The memory footprint of `requests` is generally reasonable for most use cases. However, if you're dealing with extremely large responses (e.g., large files), you might consider streaming the response data instead of loading it all into memory at once. This can be achieved by setting `stream=True` in the `requests.get()` call.

Alternatives

While `requests` is the most popular HTTP client library in Python, other options exist:

  • `urllib3`: A low-level HTTP client library that `requests` is built upon. Provides more control but requires more manual configuration.
  • `aiohttp`: An asynchronous HTTP client library for use with `asyncio`. Suitable for I/O-bound applications where concurrency is important.
  • `httpx`: A modern HTTP client library that supports both HTTP/1.1 and HTTP/2, as well as synchronous and asynchronous operations.

Pros

The `requests` library offers several advantages:

  • Ease of Use: A simple and intuitive API.
  • Feature-Rich: Supports a wide range of HTTP features, including sessions, cookies, authentication, and SSL verification.
  • Widely Used: A large and active community, providing ample documentation and support.

Cons

Some potential drawbacks of `requests` include:

  • Synchronous: It's a synchronous library, which means it blocks the execution of your code while waiting for a response. For I/O-bound applications, consider using an asynchronous library like `aiohttp` or `httpx`.

FAQ

  • What is the difference between `requests.get()` and `requests.post()`?

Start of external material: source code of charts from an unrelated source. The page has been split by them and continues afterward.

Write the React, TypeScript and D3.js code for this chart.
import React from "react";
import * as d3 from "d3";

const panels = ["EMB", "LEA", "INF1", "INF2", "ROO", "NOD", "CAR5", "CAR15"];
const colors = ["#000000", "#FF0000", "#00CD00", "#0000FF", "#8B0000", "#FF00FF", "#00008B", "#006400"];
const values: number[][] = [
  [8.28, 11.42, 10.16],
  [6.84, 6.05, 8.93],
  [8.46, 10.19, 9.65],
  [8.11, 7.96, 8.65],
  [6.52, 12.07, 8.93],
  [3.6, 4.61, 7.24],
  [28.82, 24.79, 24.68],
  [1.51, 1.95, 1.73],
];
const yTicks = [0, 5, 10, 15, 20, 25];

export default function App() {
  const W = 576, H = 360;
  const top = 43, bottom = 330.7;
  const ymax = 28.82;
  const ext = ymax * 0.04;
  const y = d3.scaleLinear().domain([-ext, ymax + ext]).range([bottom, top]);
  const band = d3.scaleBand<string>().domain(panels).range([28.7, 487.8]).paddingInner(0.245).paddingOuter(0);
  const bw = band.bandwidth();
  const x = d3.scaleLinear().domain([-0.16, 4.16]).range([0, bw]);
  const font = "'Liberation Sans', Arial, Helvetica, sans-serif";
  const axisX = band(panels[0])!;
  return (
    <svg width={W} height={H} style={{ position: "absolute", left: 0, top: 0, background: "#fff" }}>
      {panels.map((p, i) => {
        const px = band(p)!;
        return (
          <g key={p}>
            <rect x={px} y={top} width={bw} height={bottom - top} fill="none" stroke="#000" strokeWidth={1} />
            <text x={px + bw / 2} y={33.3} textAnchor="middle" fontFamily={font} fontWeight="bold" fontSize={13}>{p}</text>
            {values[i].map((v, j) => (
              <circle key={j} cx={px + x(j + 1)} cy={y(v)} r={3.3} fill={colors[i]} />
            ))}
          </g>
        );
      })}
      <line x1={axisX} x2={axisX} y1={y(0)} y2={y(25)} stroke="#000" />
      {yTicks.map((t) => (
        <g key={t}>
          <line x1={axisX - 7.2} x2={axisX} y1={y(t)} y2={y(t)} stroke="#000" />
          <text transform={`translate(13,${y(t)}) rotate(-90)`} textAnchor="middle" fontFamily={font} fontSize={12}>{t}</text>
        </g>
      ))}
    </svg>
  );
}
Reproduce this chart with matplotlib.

    `requests.get()` is used to retrieve data from a server, while `requests.post()` is used to send data to a server (e.g., submitting a form). GET requests typically do not modify data on the server, while POST requests often do.
  • How do I send data in a POST request?

    You can send data in a POST request using the `data` or `json` parameters of the `requests.post()` function. The `data` parameter is used for sending data in the `application/x-www-form-urlencoded` format, while the `json` parameter is used for sending data in the `application/json` format.
  • How do I set a timeout for a request?

    You can set a timeout for a request using the `timeout` parameter of the `requests.get()` or `requests.post()` function. For example: `response = requests.get(url, timeout=5)` will set a timeout of 5 seconds.